▶ _What you have to do_
Pictures do not belong in your copy. Repeat all the other data exactly.

▶ _Source material_

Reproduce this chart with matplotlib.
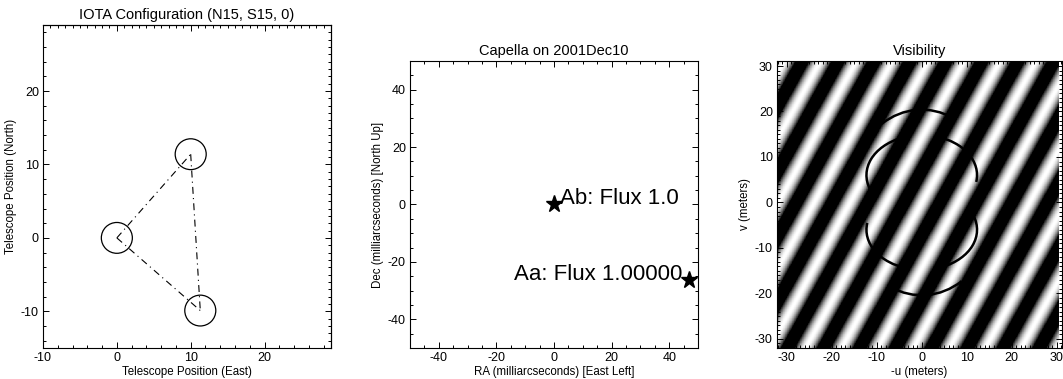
import numpy as np
import matplotlib.pyplot as plt
from matplotlib.patches import Circle, Arc
from matplotlib.ticker import MultipleLocator, NullFormatter

plt.rcParams['font.family'] = ['Liberation Sans', 'DejaVu Sans']
plt.rcParams['lines.scale_dashes'] = False
plt.rcParams['axes.unicode_minus'] = False

# telescope positions (east, north) in meters
tel_east = [0.0, 10.0, 11.3]
tel_north = [0.0, 11.4, -9.9]
tel_radius = 2.1
baselines = [(0, 1), (0, 2), (1, 2)]

# binary components (RA, Dec) in milliarcseconds
star_ra = [0.0, 47.0]
star_dec = [0.0, -26.2]
star_flux = [1.0, 1.0]
flux_labels = ["Ab: Flux 1.0", "Aa: Flux 1.00000"]

wavelength = 1.82e-6  # m
mas = np.pi / 180 / 3600 / 1000

# uv track arcs (center v, semi-axis u, semi-axis v, start angle, end angle)
arc_cv = [6.0, 6.0, -6.0, -6.0, 0.0, 0.0]
arc_a = [12.3, 12.3, 12.3, 12.3, 16.8, 16.8]
arc_b = [8.8, 8.8, 8.8, 8.8, 20.4, 20.4]
arc_t1 = [120, -7, 300, 173, 69.5, 249.5]
arc_t2 = [195, 69, 375, 249, 117.2, 297.2]

W, H = 1063, 379
fig = plt.figure(figsize=(W / 100, H / 100), dpi=100)


def box(l, r, t, b):
    return [l / W, 1 - b / H, (r - l) / W, (b - t) / H]


def idl_ticks(ax, major, minor, top=True):
    ax.xaxis.set_major_locator(MultipleLocator(major))
    ax.yaxis.set_major_locator(MultipleLocator(major))
    ax.xaxis.set_minor_locator(MultipleLocator(minor))
    ax.yaxis.set_minor_locator(MultipleLocator(minor))
    ax.tick_params(which='both', direction='in', top=top, right=top,
                   width=0.7, labelsize=9, pad=3)
    ax.tick_params(which='major', length=4.5)
    ax.tick_params(which='minor', length=2.2)
    for s in ax.spines.values():
        s.set_linewidth(0.8)


# --- panel 1: telescope layout ---
ax1 = fig.add_axes(box(43, 331, 25, 348))
for i, j in baselines:
    ax1.plot([tel_east[i], tel_east[j]], [tel_north[i], tel_north[j]],
             color='k', lw=0.8, ls=(0, (5, 3, 0.8, 3)))
for e, n in zip(tel_east, tel_north):
    ax1.add_patch(Circle((e, n), tel_radius, fill=False, lw=0.9, color='k'))
ax1.set_xlim(-10, 29)
ax1.set_ylim(-15, 29)
idl_ticks(ax1, 10, 2, top=False)
for side, axis in [('top', 'x'), ('right', 'y')]:
    sec = ax1.secondary_xaxis(side) if axis == 'x' else ax1.secondary_yaxis(side)
    sub = sec.xaxis if axis == 'x' else sec.yaxis
    sub.set_major_locator(MultipleLocator(10))
    sub.set_minor_locator(MultipleLocator(1))
    sub.set_major_formatter(NullFormatter())
    sec.tick_params(which='both', direction='in', width=0.7)
    sec.tick_params(which='major', length=4.5)
    sec.tick_params(which='minor', length=2.2)
    sec.spines[side].set_linewidth(0.8)
ax1.set_title("IOTA Configuration (N15, S15, 0)", fontsize=10.5, pad=4)
ax1.set_xlabel("Telescope Position (East)", fontsize=8.3, labelpad=1)
ax1.set_ylabel("Telescope Position (North)", fontsize=8.3, labelpad=3)

# --- panel 2: binary model ---
ax2 = fig.add_axes(box(410, 698, 61, 348))
ax2.plot(star_ra, star_dec, ls='none', marker='*', ms=12.5, color='k', clip_on=False)
ax2.text(star_ra[0] + 2.2, star_dec[0], flux_labels[0], fontsize=16, va='baseline')
ax2.text(star_ra[1] - 2.3, star_dec[1], flux_labels[1], fontsize=16,
         va='baseline', ha='right')
ax2.set_xlim(-50, 50)
ax2.set_ylim(-50, 50)
idl_ticks(ax2, 20, 5)
ax2.set_title("Capella on 2001Dec10", fontsize=10.5, pad=4)
ax2.set_xlabel("RA (milliarcseconds) [East Left]", fontsize=8.3, labelpad=1)
ax2.set_ylabel("Dec (milliarcseconds) [North Up]", fontsize=8.3, labelpad=3)

# --- panel 3: visibility in uv plane ---
ax3 = fig.add_axes(box(777, 1062, 61, 348))
ext = [-32.2, 30.4, -32.0, 31.1]
uu = np.linspace(ext[0], ext[1], 700)
vv = np.linspace(ext[2], ext[3], 700)
U, V = np.meshgrid(uu, vv)
phase = 2 * np.pi * (U * star_ra[1] + V * star_dec[1]) * mas / wavelength
vis = np.abs(star_flux[0] + star_flux[1] * np.exp(1j * phase)) / sum(star_flux)
ax3.imshow(vis, extent=ext, origin='lower', cmap='gray', vmin=0.55, vmax=1.0,
           aspect='auto', interpolation='nearest')
for cv, a, b, t1, t2 in zip(arc_cv, arc_a, arc_b, arc_t1, arc_t2):
    ax3.add_patch(Arc((0, cv), 2 * a, 2 * b, theta1=t1, theta2=t2,
                      lw=1.8, color='k'))
ax3.set_xlim(-32.2, 31.2)
ax3.set_ylim(-32.0, 31.1)
idl_ticks(ax3, 10, 1)
ax3.set_title("Visibility", fontsize=10.5, pad=4)
ax3.set_xlabel("-u (meters)", fontsize=8.3, labelpad=1)
ax3.set_ylabel("v (meters)", fontsize=8.3, labelpad=3)

fig.savefig("out.png", dpi=100)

▶ _Answer to the exercise_
Reproduce this chart with matplotlib.
import numpy as np
import matplotlib.pyplot as plt
from matplotlib.patches import Circle, Arc
from matplotlib.ticker import MultipleLocator, NullFormatter

plt.rcParams['font.family'] = ['Liberation Sans', 'DejaVu Sans']
plt.rcParams['lines.scale_dashes'] = False
plt.rcParams['axes.unicode_minus'] = False

# telescope positions (east, north) in meters
tel_east = [0.0, 10.0, 11.3]
tel_north = [0.0, 11.4, -9.9]
tel_radius = 2.1
baselines = [(0, 1), (0, 2), (1, 2)]

# binary components (RA, Dec) in milliarcseconds
star_ra = [0.0, 47.0]
star_dec = [0.0, -26.2]
star_flux = [1.0, 1.0]
flux_labels = ["Ab: Flux 1.0", "Aa: Flux 1.00000"]

wavelength = 1.82e-6  # m
mas = np.pi / 180 / 3600 / 1000

# uv track arcs (center v, semi-axis u, semi-axis v, start angle, end angle)
arc_cv = [6.0, 6.0, -6.0, -6.0, 0.0, 0.0]
arc_a = [12.3, 12.3, 12.3, 12.3, 16.8, 16.8]
arc_b = [8.8, 8.8, 8.8, 8.8, 20.4, 20.4]
arc_t1 = [120, -7, 300, 173, 69.5, 249.5]
arc_t2 = [195, 69, 375, 249, 117.2, 297.2]

W, H = 1063, 379
fig = plt.figure(figsize=(W / 100, H / 100), dpi=100)


def box(l, r, t, b):
    return [l / W, 1 - b / H, (r - l) / W, (b - t) / H]


def idl_ticks(ax, major, minor, top=True):
    ax.xaxis.set_major_locator(MultipleLocator(major))
    ax.yaxis.set_major_locator(MultipleLocator(major))
    ax.xaxis.set_minor_locator(MultipleLocator(minor))
    ax.yaxis.set_minor_locator(MultipleLocator(minor))
    ax.tick_params(which='both', direction='in', top=top, right=top,
                   width=0.7, labelsize=9, pad=3)
    ax.tick_params(which='major', length=4.5)
    ax.tick_params(which='minor', length=2.2)
    for s in ax.spines.values():
        s.set_linewidth(0.8)


# --- panel 1: telescope layout ---
ax1 = fig.add_axes(box(43, 331, 25, 348))
for i, j in baselines:
    ax1.plot([tel_east[i], tel_east[j]], [tel_north[i], tel_north[j]],
             color='k', lw=0.8, ls=(0, (5, 3, 0.8, 3)))
for e, n in zip(tel_east, tel_north):
    ax1.add_patch(Circle((e, n), tel_radius, fill=False, lw=0.9, color='k'))
ax1.set_xlim(-10, 29)
ax1.set_ylim(-15, 29)
idl_ticks(ax1, 10, 2, top=False)
for side, axis in [('top', 'x'), ('right', 'y')]:
    sec = ax1.secondary_xaxis(side) if axis == 'x' else ax1.secondary_yaxis(side)
    sub = sec.xaxis if axis == 'x' else sec.yaxis
    sub.set_major_locator(MultipleLocator(10))
    sub.set_minor_locator(MultipleLocator(1))
    sub.set_major_formatter(NullFormatter())
    sec.tick_params(which='both', direction='in', width=0.7)
    sec.tick_params(which='major', length=4.5)
    sec.tick_params(which='minor', length=2.2)
    sec.spines[side].set_linewidth(0.8)
ax1.set_title("IOTA Configuration (N15, S15, 0)", fontsize=10.5, pad=4)
ax1.set_xlabel("Telescope Position (East)", fontsize=8.3, labelpad=1)
ax1.set_ylabel("Telescope Position (North)", fontsize=8.3, labelpad=3)

# --- panel 2: binary model ---
ax2 = fig.add_axes(box(410, 698, 61, 348))
ax2.plot(star_ra, star_dec, ls='none', marker='*', ms=12.5, color='k', clip_on=False)
ax2.text(star_ra[0] + 2.2, star_dec[0], flux_labels[0], fontsize=16, va='baseline')
ax2.text(star_ra[1] - 2.3, star_dec[1], flux_labels[1], fontsize=16,
         va='baseline', ha='right')
ax2.set_xlim(-50, 50)
ax2.set_ylim(-50, 50)
idl_ticks(ax2, 20, 5)
ax2.set_title("Capella on 2001Dec10", fontsize=10.5, pad=4)
ax2.set_xlabel("RA (milliarcseconds) [East Left]", fontsize=8.3, labelpad=1)
ax2.set_ylabel("Dec (milliarcseconds) [North Up]", fontsize=8.3, labelpad=3)

# --- panel 3: visibility in uv plane ---
ax3 = fig.add_axes(box(777, 1062, 61, 348))
ext = [-32.2, 30.4, -32.0, 31.1]
uu = np.linspace(ext[0], ext[1], 700)
vv = np.linspace(ext[2], ext[3], 700)
U, V = np.meshgrid(uu, vv)
phase = 2 * np.pi * (U * star_ra[1] + V * star_dec[1]) * mas / wavelength
vis = np.abs(star_flux[0] + star_flux[1] * np.exp(1j * phase)) / sum(star_flux)
ax3.imshow(vis, extent=ext, origin='lower', cmap='gray', vmin=0.55, vmax=1.0,
           aspect='auto', interpolation='nearest')
for cv, a, b, t1, t2 in zip(arc_cv, arc_a, arc_b, arc_t1, arc_t2):
    ax3.add_patch(Arc((0, cv), 2 * a, 2 * b, theta1=t1, theta2=t2,
                      lw=1.8, color='k'))
ax3.set_xlim(-32.2, 31.2)
ax3.set_ylim(-32.0, 31.1)
idl_ticks(ax3, 10, 1)
ax3.set_title("Visibility", fontsize=10.5, pad=4)
ax3.set_xlabel("-u (meters)", fontsize=8.3, labelpad=1)
ax3.set_ylabel("v (meters)", fontsize=8.3, labelpad=3)

fig.savefig("out.png", dpi=100)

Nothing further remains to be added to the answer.